▶ _Stored data_
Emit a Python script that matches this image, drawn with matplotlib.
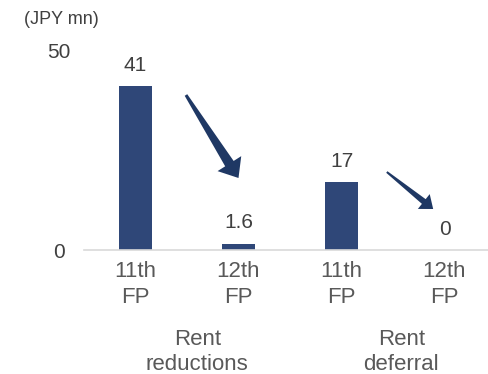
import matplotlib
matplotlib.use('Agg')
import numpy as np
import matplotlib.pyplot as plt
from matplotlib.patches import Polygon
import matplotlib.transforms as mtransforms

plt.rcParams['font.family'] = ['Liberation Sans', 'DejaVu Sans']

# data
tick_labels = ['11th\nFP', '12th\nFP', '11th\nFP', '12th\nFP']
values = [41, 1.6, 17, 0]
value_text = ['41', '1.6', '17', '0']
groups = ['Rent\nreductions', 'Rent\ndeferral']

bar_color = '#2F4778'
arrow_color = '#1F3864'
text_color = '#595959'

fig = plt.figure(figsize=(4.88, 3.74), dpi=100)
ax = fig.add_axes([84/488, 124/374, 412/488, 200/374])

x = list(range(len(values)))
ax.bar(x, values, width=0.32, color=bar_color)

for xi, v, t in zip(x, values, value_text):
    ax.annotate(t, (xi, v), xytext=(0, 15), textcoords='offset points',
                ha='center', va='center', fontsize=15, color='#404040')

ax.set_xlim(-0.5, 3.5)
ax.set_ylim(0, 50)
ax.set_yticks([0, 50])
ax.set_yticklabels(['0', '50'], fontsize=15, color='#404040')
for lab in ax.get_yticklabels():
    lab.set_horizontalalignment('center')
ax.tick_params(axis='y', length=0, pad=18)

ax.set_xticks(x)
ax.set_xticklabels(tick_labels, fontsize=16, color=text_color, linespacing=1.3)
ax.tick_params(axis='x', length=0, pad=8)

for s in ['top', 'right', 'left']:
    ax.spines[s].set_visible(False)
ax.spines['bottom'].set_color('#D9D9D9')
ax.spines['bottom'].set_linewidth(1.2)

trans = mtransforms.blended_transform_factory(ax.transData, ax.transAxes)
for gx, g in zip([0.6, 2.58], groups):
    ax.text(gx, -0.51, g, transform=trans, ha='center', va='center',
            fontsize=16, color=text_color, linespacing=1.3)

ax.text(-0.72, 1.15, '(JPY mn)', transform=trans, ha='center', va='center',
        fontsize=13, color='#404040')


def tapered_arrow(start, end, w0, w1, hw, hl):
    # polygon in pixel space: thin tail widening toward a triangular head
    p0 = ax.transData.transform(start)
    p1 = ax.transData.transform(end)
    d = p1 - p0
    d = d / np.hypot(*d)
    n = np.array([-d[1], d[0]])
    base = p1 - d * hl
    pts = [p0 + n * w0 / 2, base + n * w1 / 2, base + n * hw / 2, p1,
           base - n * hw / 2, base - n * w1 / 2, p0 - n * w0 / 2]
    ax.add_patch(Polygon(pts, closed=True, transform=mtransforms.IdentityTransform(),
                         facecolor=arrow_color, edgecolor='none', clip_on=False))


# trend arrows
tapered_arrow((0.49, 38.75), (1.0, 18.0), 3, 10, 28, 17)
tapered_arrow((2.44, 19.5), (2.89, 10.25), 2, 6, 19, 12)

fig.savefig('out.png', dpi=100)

▶ _What this task involves_
Write out exactly the lines between the start of the data and the line with "fontsize=13, color='#404040')", including both, but none of the pictures.

▶ _Task result_
Emit a Python script that matches this image, drawn with matplotlib.
import matplotlib
matplotlib.use('Agg')
import numpy as np
import matplotlib.pyplot as plt
from matplotlib.patches import Polygon
import matplotlib.transforms as mtransforms

plt.rcParams['font.family'] = ['Liberation Sans', 'DejaVu Sans']

# data
tick_labels = ['11th\nFP', '12th\nFP', '11th\nFP', '12th\nFP']
values = [41, 1.6, 17, 0]
value_text = ['41', '1.6', '17', '0']
groups = ['Rent\nreductions', 'Rent\ndeferral']

bar_color = '#2F4778'
arrow_color = '#1F3864'
text_color = '#595959'

fig = plt.figure(figsize=(4.88, 3.74), dpi=100)
ax = fig.add_axes([84/488, 124/374, 412/488, 200/374])

x = list(range(len(values)))
ax.bar(x, values, width=0.32, color=bar_color)

for xi, v, t in zip(x, values, value_text):
    ax.annotate(t, (xi, v), xytext=(0, 15), textcoords='offset points',
                ha='center', va='center', fontsize=15, color='#404040')

ax.set_xlim(-0.5, 3.5)
ax.set_ylim(0, 50)
ax.set_yticks([0, 50])
ax.set_yticklabels(['0', '50'], fontsize=15, color='#404040')
for lab in ax.get_yticklabels():
    lab.set_horizontalalignment('center')
ax.tick_params(axis='y', length=0, pad=18)

ax.set_xticks(x)
ax.set_xticklabels(tick_labels, fontsize=16, color=text_color, linespacing=1.3)
ax.tick_params(axis='x', length=0, pad=8)

for s in ['top', 'right', 'left']:
    ax.spines[s].set_visible(False)
ax.spines['bottom'].set_color('#D9D9D9')
ax.spines['bottom'].set_linewidth(1.2)

trans = mtransforms.blended_transform_factory(ax.transData, ax.transAxes)
for gx, g in zip([0.6, 2.58], groups):
    ax.text(gx, -0.51, g, transform=trans, ha='center', va='center',
            fontsize=16, color=text_color, linespacing=1.3)

ax.text(-0.72, 1.15, '(JPY mn)', transform=trans, ha='center', va='center',
        fontsize=13, color='#404040')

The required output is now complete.